::: DATASET EXCERPT

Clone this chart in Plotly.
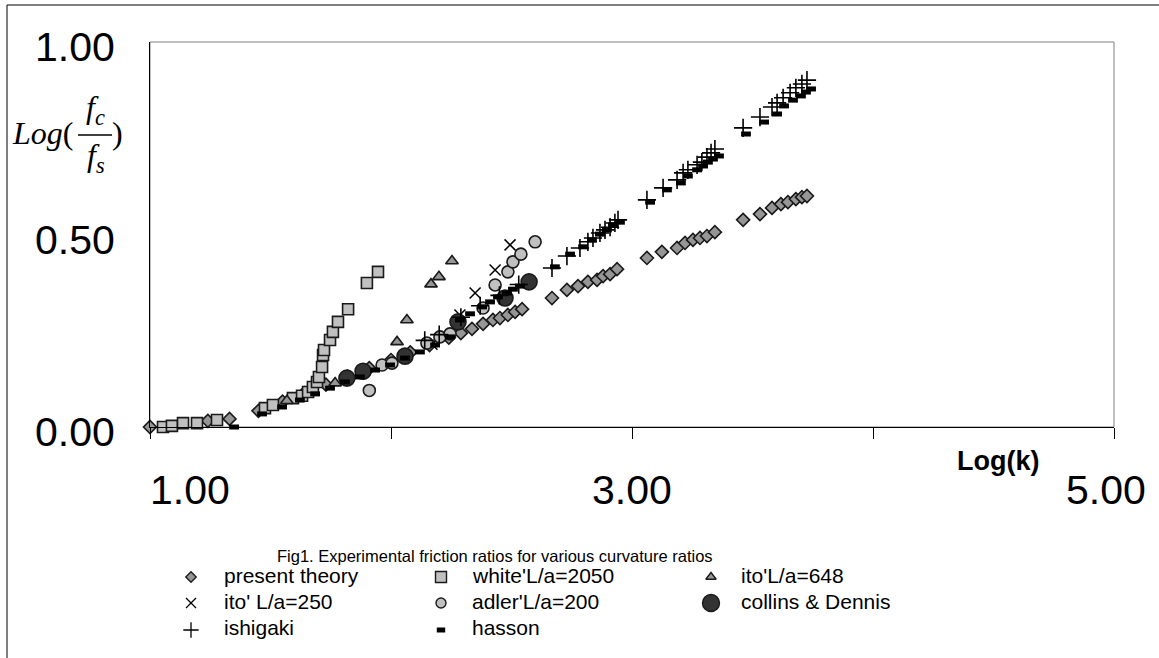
import plotly.graph_objects as go

W, H = 1159, 658

# ---------------- data ----------------
theory_x = [1.00, 1.24, 1.33, 1.45, 1.55, 1.64, 1.73, 1.82, 1.91, 2.00, 2.08, 2.16, 2.24, 2.29,
            2.336, 2.382, 2.423, 2.452, 2.485, 2.515, 2.544, 2.668, 2.730, 2.776, 2.817, 2.855,
            2.880, 2.909, 2.938, 3.062, 3.124, 3.187, 3.220, 3.253, 3.282, 3.311, 3.344, 3.461,
            3.531, 3.581, 3.618, 3.647, 3.680, 3.705, 3.726]
theory_y = [0.000, 0.016, 0.021, 0.042, 0.066, 0.088, 0.110, 0.131, 0.153, 0.174, 0.194, 0.213,
            0.232, 0.244, 0.255, 0.268, 0.278, 0.283, 0.291, 0.299, 0.306, 0.335, 0.356, 0.366,
            0.377, 0.382, 0.392, 0.397, 0.410, 0.439, 0.455, 0.465, 0.478, 0.486, 0.491, 0.496,
            0.506, 0.538, 0.553, 0.569, 0.579, 0.584, 0.592, 0.597, 0.600]

white_x = [1.054, 1.091, 1.137, 1.195, 1.278, 1.477, 1.510, 1.593, 1.631, 1.656, 1.676, 1.693,
           1.701, 1.714, 1.718, 1.722, 1.747, 1.759, 1.780, 1.822, 1.900, 1.946]
white_y = [0.000, 0.003, 0.010, 0.010, 0.018, 0.049, 0.057, 0.075, 0.081, 0.091, 0.104, 0.117,
           0.130, 0.156, 0.187, 0.200, 0.226, 0.247, 0.273, 0.306, 0.374, 0.403]

ito648_x = [1.568, 1.768, 2.025, 2.066, 2.166, 2.199, 2.253]
ito648_y = [0.068, 0.114, 0.221, 0.278, 0.371, 0.390, 0.431]

ito250_x = [2.170, 2.286, 2.349, 2.432, 2.494]
ito250_y = [0.215, 0.291, 0.348, 0.408, 0.473]

adler_x = [1.910, 1.963, 2.004, 2.149, 2.203, 2.245, 2.382, 2.432, 2.485, 2.506, 2.539, 2.598]
adler_y = [0.095, 0.161, 0.166, 0.218, 0.234, 0.242, 0.309, 0.369, 0.403, 0.429, 0.449, 0.481]

collins_x = [1.817, 1.884, 2.058, 2.278, 2.473, 2.573]
collins_y = [0.127, 0.145, 0.184, 0.273, 0.335, 0.377]

ishigaki_x = [2.140, 2.200, 2.290, 2.370, 2.450, 2.530, 2.668, 2.730, 2.784, 2.817, 2.838, 2.867,
              2.888, 2.909, 2.929, 2.942, 3.062, 3.129, 3.187, 3.212, 3.232, 3.270, 3.290, 3.311,
              3.328, 3.344, 3.461, 3.531, 3.581, 3.602, 3.627, 3.656, 3.680, 3.705, 3.726]
ishigaki_y = [0.225, 0.240, 0.285, 0.315, 0.342, 0.370, 0.413, 0.444, 0.465, 0.481, 0.491, 0.504,
              0.512, 0.519, 0.530, 0.538, 0.590, 0.621, 0.642, 0.660, 0.668, 0.681, 0.688, 0.701,
              0.712, 0.722, 0.777, 0.805, 0.831, 0.842, 0.855, 0.868, 0.881, 0.891, 0.901]

hasson_x = [1.349, 1.465, 1.548, 1.622, 1.685, 1.747, 1.809, 1.871, 1.934, 1.996, 2.058, 2.120,
            2.183, 2.245, 2.286, 2.328, 2.378, 2.411, 2.444, 2.481, 2.506, 2.535, 2.680, 2.743,
            2.797, 2.834, 2.867, 2.896, 2.921, 2.950, 3.075, 3.145, 3.203, 3.232, 3.270, 3.295,
            3.315, 3.336, 3.361, 3.473, 3.548, 3.602, 3.631, 3.668, 3.701, 3.722, 3.743]
hasson_y = [0.000, 0.034, 0.052, 0.070, 0.086, 0.101, 0.117, 0.130, 0.148, 0.161, 0.179, 0.195,
            0.213, 0.234, 0.278, 0.294, 0.312, 0.325, 0.338, 0.348, 0.358, 0.366, 0.416, 0.449,
            0.468, 0.486, 0.501, 0.512, 0.525, 0.532, 0.584, 0.616, 0.634, 0.652, 0.668, 0.678,
            0.688, 0.696, 0.704, 0.761, 0.792, 0.813, 0.834, 0.849, 0.860, 0.870, 0.878]

series_names = ["present theory", "white'L/a=2050", "ito'L/a=648",
                "ito' L/a=250", "adler'L/a=200", "collins & Dennis",
                "ishigaki", "hasson"]

x_tick_labels = ["1.00", "3.00", "5.00"]
y_tick_labels = ["1.00", "0.50", "0.00"]
title_text = "Fig1. Experimental friction ratios for various curvature ratios"
x_title = "Log(k)"

# ---------------- styles ----------------
OUT = "#1a1a1a"
styles = [
    dict(symbol="diamond", size=10, color="#969696", line=dict(color=OUT, width=1.6)),
    dict(symbol="square", size=11, color="#c0c0c0", line=dict(color=OUT, width=1.6)),
    dict(symbol="triangle-up", size=11, color="#969696", line=dict(color=OUT, width=1.6)),
    dict(symbol="x-thin", size=11, color="black", line=dict(color="black", width=1.5)),
    dict(symbol="circle", size=12, color="#c0c0c0", line=dict(color=OUT, width=1.6)),
    dict(symbol="circle", size=16, color="#333333", line=dict(color=OUT, width=1.6)),
    dict(symbol="cross-thin", size=13, color="black", line=dict(color="black", width=1.6)),
    dict(symbol="line-ew", size=7, color="black", line=dict(color="black", width=5)),
]
legend_styles = [
    dict(symbol="diamond", size=8, color="#969696", line=dict(color=OUT, width=1.4)),
    dict(symbol="square", size=11, color="#c0c0c0", line=dict(color=OUT, width=1.4)),
    dict(symbol="triangle-up", size=9, color="#969696", line=dict(color=OUT, width=1.4)),
    dict(symbol="x-thin", size=10, color="black", line=dict(color="black", width=1.3)),
    dict(symbol="circle", size=10, color="#c0c0c0", line=dict(color=OUT, width=1.4)),
    dict(symbol="circle", size=17, color="#333333", line=dict(color=OUT, width=1.4)),
    dict(symbol="cross-thin", size=11, color="black", line=dict(color="black", width=1.3)),
    dict(symbol="line-ew", size=6, color="black", line=dict(color="black", width=5)),
]

data = [(theory_x, theory_y), (white_x, white_y), (ito648_x, ito648_y), (ito250_x, ito250_y),
        (adler_x, adler_y), (collins_x, collins_y), (ishigaki_x, ishigaki_y), (hasson_x, hasson_y)]

# pixel helpers
def px(x):
    return x / W

def py(y):
    return 1 - y / H

PL, PR, PT, PB = 150, 1114, 42, 427

fig = go.Figure()
for (xs, ys), name, st in zip(data, series_names, styles):
    fig.add_trace(go.Scatter(x=xs, y=ys, mode="markers", name=name, marker=st,
                             cliponaxis=False, showlegend=False, xaxis="x", yaxis="y"))

# custom legend on a pixel-mapped helper axis
leg_cols_marker = [191, 441, 711]
leg_cols_text = [222, 470, 739]
leg_rows_marker = [577, 603, 630]
leg_rows_text = [575, 601, 627]
for i, (name, st) in enumerate(zip(series_names, legend_styles)):
    r, c = divmod(i, 3)
    fig.add_trace(go.Scatter(x=[leg_cols_marker[c]], y=[leg_rows_marker[r]], mode="markers",
                             marker=st, showlegend=False, cliponaxis=False,
                             xaxis="x2", yaxis="y2", hoverinfo="skip"))

annotations = []
for i, name in enumerate(series_names):
    r, c = divmod(i, 3)
    annotations.append(dict(x=px(leg_cols_text[c]), y=py(leg_rows_text[r]), xref="paper", yref="paper",
                            text=name, showarrow=False, xanchor="left", yanchor="middle",
                            font=dict(family="Liberation Sans, Arial", size=21, color="black")))

tick_font = dict(family="Liberation Sans, Arial", size=41, color="black")
for lab, yc in zip(y_tick_labels, [47, 240, 432]):
    annotations.append(dict(x=px(117), y=py(yc), xref="paper", yref="paper", text=lab,
                            showarrow=False, xanchor="right", yanchor="middle", font=tick_font))
for lab, xc in zip(x_tick_labels, [190, 632, 1106]):
    annotations.append(dict(x=px(xc), y=py(490), xref="paper", yref="paper", text=lab,
                            showarrow=False, xanchor="center", yanchor="middle", font=tick_font))

annotations.append(dict(x=px(998), y=py(461), xref="paper", yref="paper", text="<b>" + x_title + "</b>",
                        showarrow=False, xanchor="center", yanchor="middle",
                        font=dict(family="Liberation Sans, Arial", size=27, color="black")))
annotations.append(dict(x=px(495), y=py(556), xref="paper", yref="paper", text=title_text,
                        showarrow=False, xanchor="center", yanchor="middle",
                        font=dict(family="Liberation Sans, Arial", size=16.5, color="black")))

# y-axis title built as a fraction
serif = dict(family="Liberation Serif, Times New Roman", size=32, color="black")
annotations.append(dict(x=px(10), y=py(133), xref="paper", yref="paper", text="<i>Log</i>(",
                        showarrow=False, xanchor="left", yanchor="middle", font=serif))
annotations.append(dict(x=px(96), y=py(110), xref="paper", yref="paper",
                        text="<i>f</i><sub><i>c</i></sub>",
                        showarrow=False, xanchor="center", yanchor="middle", font=serif))
annotations.append(dict(x=px(96), y=py(158), xref="paper", yref="paper",
                        text="<i>f</i><sub><i>s</i></sub>",
                        showarrow=False, xanchor="center", yanchor="middle", font=serif))
annotations.append(dict(x=px(117), y=py(133), xref="paper", yref="paper", text=")",
                        showarrow=False, xanchor="center", yanchor="middle", font=serif))

shapes = [
    # outer chart frame (top and left edges)
    dict(type="line", xref="paper", yref="paper", x0=px(7), y0=py(5), x1=1, y1=py(5),
         line=dict(color="black", width=1), layer="below"),
    dict(type="line", xref="paper", yref="paper", x0=px(7), y0=py(5), x1=px(7), y1=0,
         line=dict(color="black", width=1), layer="below"),
    # plot area border (grey)
    dict(type="rect", xref="paper", yref="paper", x0=px(PL), y0=py(PB), x1=px(PR), y1=py(PT),
         line=dict(color="#808080", width=1), fillcolor="rgba(0,0,0,0)", layer="below"),
    # fraction bar
    dict(type="line", xref="paper", yref="paper", x0=px(78), x1=px(112), y0=py(135), y1=py(135),
         line=dict(color="black", width=1.4)),
]

fig.update_layout(
    width=W, height=H,
    margin=dict(l=0, r=0, t=0, b=0),
    paper_bgcolor="white", plot_bgcolor="rgba(0,0,0,0)",
    showlegend=False,
    xaxis=dict(domain=[px(PL), px(PR)], range=[1, 5], tickvals=[1, 2, 3, 4, 5],
               showticklabels=False, ticks="outside", ticklen=11, tickcolor="black",
               showline=True, linecolor="black", linewidth=1, showgrid=False,
               zeroline=False, anchor="y"),
    yaxis=dict(domain=[py(PB), py(PT)], range=[0, 1], showticklabels=False, ticks="",
               showline=True, linecolor="black", linewidth=1, showgrid=False,
               zeroline=False, anchor="x"),
    xaxis2=dict(domain=[0, 1], range=[0, W], visible=False, anchor="y2", fixedrange=True),
    yaxis2=dict(domain=[0, py(540)], range=[H, 540], visible=False, anchor="x2", fixedrange=True),
    annotations=annotations,
    shapes=shapes,
    hovermode=False,
)

fig.write_html("out.html", config={"displayModeBar": False},
               post_script="document.body.style.margin='0';document.body.style.overflow='hidden';")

::::::

> WRITTEN EXERCISE
Copy nothing but the lines from the first one in the listing through the line with "W, H = 1159, 658", and omit the pictures.

> TASK SOLUTION
Clone this chart in Plotly.
import plotly.graph_objects as go

W, H = 1159, 658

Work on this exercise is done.